Ainsi, la révolution, qui a établi la république, a appliqué
une politique religieuse agressive,
interventionniste et destructrice à l’égard de l’Église. Après avoir voulu l’insérer
dans l’appareil étatique, croyant alors la soumettre et l’utiliser à son
profit, elle a cherché à se substituer à elle pour finalement l’abandonner
après s’être emparé de ses sources de revenus. Contrairement à ce qui est
souvent affirmé, les premiers pas de la république sont fortement marqués par l’intolérance religieuse dans le but de
dominer sans partage la société et de former l’homme nouveau. Triomphe
d’une idéologie ! La révolution ou la mort ! C’est donc bien la
révolution qui a conduit à une terrible
confusion entre temporel et religieux.
Après de telles fautes, le concordat de 1801 tente de
rétablir la paix et l’ordre dans l’intérêt de tous. Le catholicisme est ainsi
reconnu comme la religion de la majorité des Français. Or selon le principe
même de la démocratie, cela revient à reconnaître la place particulière de
l’Église, ce que n’admettent pas les révolutionnaires. Conscient du rôle social et politique de la religion
comme fédérateur d’unité, Napoléon scelle une certaine alliance avec l’Église,
alliance qui se maintient en dépit des changements de régimes. C’est ainsi
qu’au XIXe siècle se pose la question de
séparation entre l’État et l’Église, question qui n’avait aucun sens avant la
révolution...
Notes et références
[1] 1er
article de la constitution française de 1958.
[2] Voir Émeraude,
août 2019, article « La laïcité ».
[3] Claudine Bassou Chpak, La laïcité
est-elle un garant du fait démocratique ? Dans une situation didactique, la
conscience de laïcité modifie-t-elle le processus d’apprentissage ?
[4] Voir Émeraude,
juillet 2019, article « La constitution civile du clergé : un abus
de pouvoir ».
[5] Camus, Moniteur, tome IV dans Histoire de
l’anticléricalisme français, Alec Mellor, édition Mame, 1966.

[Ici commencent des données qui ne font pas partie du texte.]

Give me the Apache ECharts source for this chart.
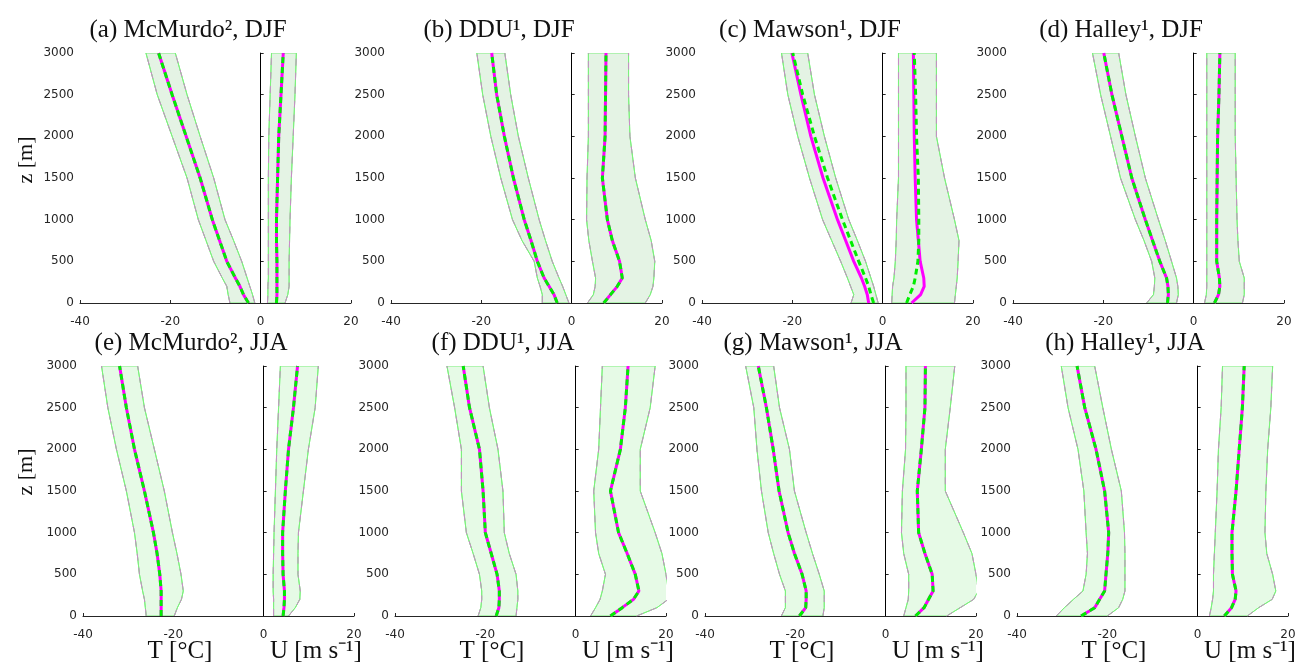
<!DOCTYPE html>
<html><head><meta charset="utf-8">
<script src="https://cdn.jsdelivr.net/npm/echarts@6/dist/echarts.min.js"></script>
<style>html,body{margin:0;background:#fff}#c{width:1299px;height:663px}</style>
</head><body><div id="c"></div><script>
// heights (m)
const heights = [0,100,200,300,500,750,1000,1500,2000,2500,3000];
const titles = ['(a) McMurdo², DJF','(b) DDU¹, DJF','(c) Mawson¹, DJF','(d) Halley¹, DJF',
                '(e) McMurdo², JJA','(f) DDU¹, JJA','(g) Mawson¹, JJA','(h) Halley¹, JJA'];

// (a) McMurdo DJF
const a_T   = [-2.7,-3.8,-4.6,-5.6,-7.5,-9.1,-10.7,-13.4,-16.5,-19.6,-22.6];
const a_Tlo = [-6.8,-7.2,-7.5,-8.5,-10.4,-12.1,-13.8,-16.3,-19.6,-22.9,-25.4];
const a_Thi = [-1.3,-1.8,-2.4,-3.0,-4.2,-6.0,-7.9,-10.4,-13.4,-16.3,-18.9];
const a_U   = [3.5,3.6,3.6,3.6,3.6,3.5,3.5,3.75,4.0,4.5,5.0];
const a_Ulo = [1.5,1.6,1.6,1.7,1.7,1.7,1.7,1.7,1.8,2.1,2.4];
const a_Uhi = [5.4,6.0,6.3,6.3,6.3,6.4,6.5,6.8,7.2,7.6,7.9];
// (b) DDU DJF
const b_T   = [-3.2,-3.9,-5.0,-6.1,-7.6,-9.0,-10.5,-12.9,-14.9,-16.6,-17.7];
const b_Tlo = [-6.5,-6.5,-7.0,-7.6,-8.3,-11.0,-13.1,-15.7,-17.9,-19.7,-21.0];
const b_Thi = [-0.6,-1.3,-2.0,-2.8,-4.3,-5.8,-7.2,-9.6,-11.8,-13.5,-14.8];
const b_U   = [7.1,8.6,10.1,11.2,10.6,9.0,7.9,6.8,7.4,7.5,7.6];
const b_Ulo = [3.5,4.8,5.2,5.3,4.6,3.8,3.3,3.4,3.7,3.7,3.7];
const b_Uhi = [16.3,17.4,18.0,18.2,18.4,17.6,16.3,14.1,12.9,12.6,12.6];
// (c) Mawson DJF
const c_T   = [-3.1,-3.4,-4.0,-4.7,-6.4,-8.2,-10.0,-13.2,-15.9,-18.1,-20.1];
const c_Tm  = [-2.0,-2.6,-3.1,-3.8,-5.3,-7.1,-8.9,-12.2,-15.1,-17.7,-19.9];
const c_Tlo = [-7.0,-6.4,-7.1,-7.8,-9.3,-11.3,-13.3,-16.2,-18.8,-21.0,-22.4];
const c_Thi = [-1.0,-1.5,-2.0,-2.6,-3.8,-5.6,-7.5,-10.4,-12.9,-15.1,-16.6];
const c_U   = [6.4,8.4,9.2,9.1,8.3,7.9,7.5,7.2,7.0,6.9,6.8];
const c_Um  = [5.3,6.0,6.8,7.2,7.8,8.0,8.0,7.9,7.5,7.3,7.0];
const c_Ulo = [2.0,2.1,2.2,2.5,2.8,3.0,3.1,3.5,3.5,3.5,3.5];
const c_Uhi = [15.9,16.1,16.3,16.5,16.7,16.9,15.9,13.7,11.9,11.9,11.9];
// (d) Halley DJF
const d_T   = [-5.8,-5.6,-5.7,-6.0,-7.5,-9.1,-10.7,-13.7,-15.9,-18.1,-19.9];
const d_Tlo = [-10.4,-8.9,-8.7,-8.6,-9.3,-11.0,-12.9,-16.2,-18.4,-20.6,-22.4];
const d_Thi = [-3.8,-3.4,-3.5,-3.8,-4.9,-6.3,-7.8,-10.7,-12.9,-15.0,-16.6];
const d_U   = [4.6,5.5,5.8,5.7,5.1,5.1,5.1,5.2,5.3,5.6,5.8];
const d_Ulo = [2.4,2.8,2.9,2.9,2.9,2.9,2.9,2.9,2.9,2.9,2.9];
const d_Uhi = [10.8,11.2,11.2,11.2,10.1,9.8,9.6,9.4,9.2,9.2,9.2];
// (e) McMurdo JJA
const e_T   = [-22.7,-22.7,-22.7,-22.7,-23.0,-23.6,-24.4,-26.4,-28.6,-30.4,-31.9];
const e_Tlo = [-26.0,-26.2,-26.4,-26.8,-27.5,-28.0,-28.6,-30.4,-32.6,-34.5,-35.9];
const e_Thi = [-19.8,-19.1,-18.2,-17.8,-18.3,-19.2,-20.2,-22.0,-24.2,-26.4,-27.9];
const e_U   = [4.3,4.5,4.6,4.6,4.3,4.2,4.2,4.8,5.5,6.6,7.5];
const e_Ulo = [2.2,2.2,2.2,2.1,2.1,2.2,2.3,2.6,2.9,3.3,3.7];
const e_Uhi = [5.5,7.0,8.0,8.1,7.6,7.6,7.7,8.8,9.9,11.4,12.1];
// (f) DDU JJA
const f_T   = [-17.6,-17.0,-16.9,-16.9,-17.4,-18.7,-20.0,-20.5,-21.3,-23.5,-24.9];
const f_Tlo = [-21.6,-21.0,-20.8,-20.8,-21.3,-22.7,-24.2,-25.3,-25.3,-26.8,-28.5];
const f_Thi = [-13.2,-13.0,-12.8,-12.8,-13.2,-14.7,-15.8,-16.1,-17.2,-19.1,-20.5];
const f_U   = [7.7,10.3,12.8,14.0,13.2,11.4,9.5,7.7,9.9,11.0,11.6];
const f_Ulo = [3.3,4.4,5.4,5.9,6.6,5.1,4.4,4.0,5.1,5.5,5.9];
const f_Uhi = [13.5,18.0,20.5,20.5,20.0,19.1,17.6,14.3,14.3,16.5,17.6];
// (g) Mawson JJA
const g_T   = [-19.1,-17.7,-17.6,-17.6,-18.5,-20.2,-21.6,-23.6,-24.9,-26.4,-28.2];
const g_Tlo = [-23.1,-22.2,-22.2,-22.2,-23.5,-24.8,-26.0,-27.5,-28.5,-29.2,-31.0];
const g_Thi = [-13.9,-13.6,-13.6,-13.6,-14.7,-16.2,-17.6,-20.2,-21.3,-23.5,-24.8];
const g_U   = [6.6,8.5,9.5,10.5,10.3,8.7,7.3,7.0,7.9,8.7,8.8];
const g_Ulo = [4.0,4.5,5.0,5.1,5.1,4.0,3.5,3.7,4.4,4.5,4.5];
const g_Uhi = [13.5,16.5,19.5,20.5,20.0,19.1,17.2,13.2,13.2,14.3,15.3];
// (h) Halley JJA
const h_T   = [-25.8,-22.8,-21.7,-20.6,-20.3,-19.9,-19.7,-20.6,-22.5,-25.0,-26.7];
const h_Tlo = [-31.3,-29.5,-27.5,-25.4,-24.7,-24.4,-24.7,-25.2,-26.5,-28.7,-30.2];
const h_Thi = [-20.0,-17.5,-16.6,-16.1,-16.1,-16.1,-16.2,-16.9,-19.1,-21.0,-22.8];
const h_U   = [5.9,7.5,8.3,8.5,7.7,7.6,7.6,8.5,9.2,9.9,10.3];
const h_Ulo = [2.6,3.0,3.3,3.5,3.5,3.7,3.9,4.3,4.6,5.2,5.5];
const h_Uhi = [11.0,13.5,16.5,17.3,16.6,15.3,14.9,15.1,15.5,16.2,16.6];

const panels = [
  {T:a_T,Tm:a_T,Tlo:a_Tlo,Thi:a_Thi,U:a_U,Um:a_U,Ulo:a_Ulo,Uhi:a_Uhi},
  {T:b_T,Tm:b_T,Tlo:b_Tlo,Thi:b_Thi,U:b_U,Um:b_U,Ulo:b_Ulo,Uhi:b_Uhi},
  {T:c_T,Tm:c_Tm,Tlo:c_Tlo,Thi:c_Thi,U:c_U,Um:c_Um,Ulo:c_Ulo,Uhi:c_Uhi},
  {T:d_T,Tm:d_T,Tlo:d_Tlo,Thi:d_Thi,U:d_U,Um:d_U,Ulo:d_Ulo,Uhi:d_Uhi},
  {T:e_T,Tm:e_T,Tlo:e_Tlo,Thi:e_Thi,U:e_U,Um:e_U,Ulo:e_Ulo,Uhi:e_Uhi},
  {T:f_T,Tm:f_T,Tlo:f_Tlo,Thi:f_Thi,U:f_U,Um:f_U,Ulo:f_Ulo,Uhi:f_Uhi},
  {T:g_T,Tm:g_T,Tlo:g_Tlo,Thi:g_Thi,U:g_U,Um:g_U,Ulo:g_Ulo,Uhi:g_Uhi},
  {T:h_T,Tm:h_T,Tlo:h_Tlo,Thi:h_Thi,U:h_U,Um:h_U,Ulo:h_Ulo,Uhi:h_Uhi}
];

// layout
const gridLefts = [80,391,702,1013,83,395,705,1017];
const gridTops = [53,53,53,53,366,366,366,366];
const GW = 271, GH = 250;
const fills = ['#e4f3e4','#e4f3e4','#e4f3e4','#e4f3e4','#e6fae6','#e6fae6','#e6fae6','#e6fae6'];
const AX = '#262626';
const serif = 'Liberation Serif';

const grids=[], xAxes=[], yAxes=[], series=[], graphics=[];
const pairs = arr => heights.map((z,i)=>[arr[i], z]);

function band(gi, lo, hi, fill){
  return {
    type:'custom', xAxisIndex:gi, yAxisIndex:gi, silent:true, z:1,
    data: heights.map((z,i)=>[lo[i], hi[i], z]),
    encode:{x:[0,1], y:2},
    renderItem:(params, api)=>{
      if (params.dataIndex !== 0) return {type:'group', children:[]};
      const pts=[];
      for (let i=0;i<heights.length;i++) pts.push(api.coord([lo[i], heights[i]]));
      for (let i=heights.length-1;i>=0;i--) pts.push(api.coord([hi[i], heights[i]]));
      const cs = params.coordSys;
      return {type:'polygon', shape:{points:pts}, style:{fill:fill, stroke:'#7cf07c', lineWidth:1},
        clipPath:{type:'rect', shape:{x:cs.x, y:cs.y, width:cs.width, height:cs.height}}};
    }
  };
}
function line(gi, arr, color, width, z, dash){
  return {type:'line', xAxisIndex:gi, yAxisIndex:gi, data:pairs(arr), symbol:'none',
    silent:true, z:z, lineStyle:{color:color, width:width, type:dash || 'solid'}, animation:false, clip:true};
}

panels.forEach((p, gi)=>{
  grids.push({left:gridLefts[gi], top:gridTops[gi], width:GW, height:GH});
  xAxes.push({type:'value', gridIndex:gi, min:-40, max:20, interval:20,
    axisLine:{show:true, onZero:false, lineStyle:{color:AX, width:1}},
    axisTick:{show:true, inside:true, length:3, lineStyle:{color:AX}},
    splitLine:{show:false},
    axisLabel:{fontSize:12, color:AX, fontFamily:'DejaVu Sans', margin:13}});
  yAxes.push({type:'value', gridIndex:gi, min:0, max:3000, interval:500,
    axisLine:{show:true, lineStyle:{color:AX, width:1}},
    axisTick:{show:true, inside:true, length:3, lineStyle:{color:AX}},
    splitLine:{show:false},
    axisLabel:{fontSize:12, color:AX, fontFamily:'DejaVu Sans', margin:6, formatter:v=>String(v)}});
  const f = fills[gi];
  series.push(band(gi, p.Tlo, p.Thi, f));
  series.push(band(gi, p.Ulo, p.Uhi, f));
  [p.Tlo, p.Thi, p.Ulo, p.Uhi].forEach(arr=>{
    series.push(line(gi, arr, '#7cf07c', 1, 2));
    series.push(line(gi, arr, '#c98ac9', 1, 3, [7,7]));
  });
  const tMean = line(gi, p.T, '#ff00ff', 3, 4);
  tMean.markLine = {silent:true, symbol:'none', animation:false, label:{show:false},
    lineStyle:{color:'#000', width:1, type:'solid'}, data:[{xAxis:0}]};
  series.push(tMean);
  series.push(line(gi, p.U, '#ff00ff', 3, 4));
  series.push(line(gi, p.Tm, '#00ee00', 3, 5, [6,4]));
  series.push(line(gi, p.Um, '#00ee00', 3, 5, [6,4]));

  graphics.push({type:'text', x:gridLefts[gi]+108, y:gridTops[gi]-23,
    style:{text:titles[gi], font:'25px "'+serif+'"', fill:'#111', textAlign:'center', textVerticalAlign:'middle'}});
  if (gi>=4){
    graphics.push({type:'text', x:gridLefts[gi]+97, y:651,
      style:{text:'T [°C]', font:'25px "'+serif+'"', fill:'#111', textAlign:'center', textVerticalAlign:'middle'}});
    graphics.push({type:'text', x:gridLefts[gi]+233, y:651,
      style:{text:'U [m s⁻¹]', font:'25px "'+serif+'"', fill:'#111', textAlign:'center', textVerticalAlign:'middle'}});
  }
});
[160, 472].forEach(yc=>{
  graphics.push({type:'text', x:26, y:yc, rotation:Math.PI/2,
    style:{text:'z [m]', font:'22px "'+serif+'"', fill:'#111', textAlign:'center', textVerticalAlign:'middle'}});
});

const chart = echarts.init(document.getElementById('c'), null, {renderer:'canvas'});
chart.setOption({animation:false, backgroundColor:'#fff', grid:grids, xAxis:xAxes, yAxis:yAxes, series:series, graphic:graphics});
</script></body></html>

[6] Décret du 18 septembre
1794, Article 1.
[7] Dans De la liberté cultuelle à la police des cultes : la première
Séparation des Églises et de l’État en France, Christine Peyrard, Presses universitaires de Provence, OpenEdition
Boo.
[8 ] Jean Génissieux (0749-1804), dans De la liberté cultuelle à la police des cultes : la première Séparation des Églises et de l’État en France, Christine Peyrard.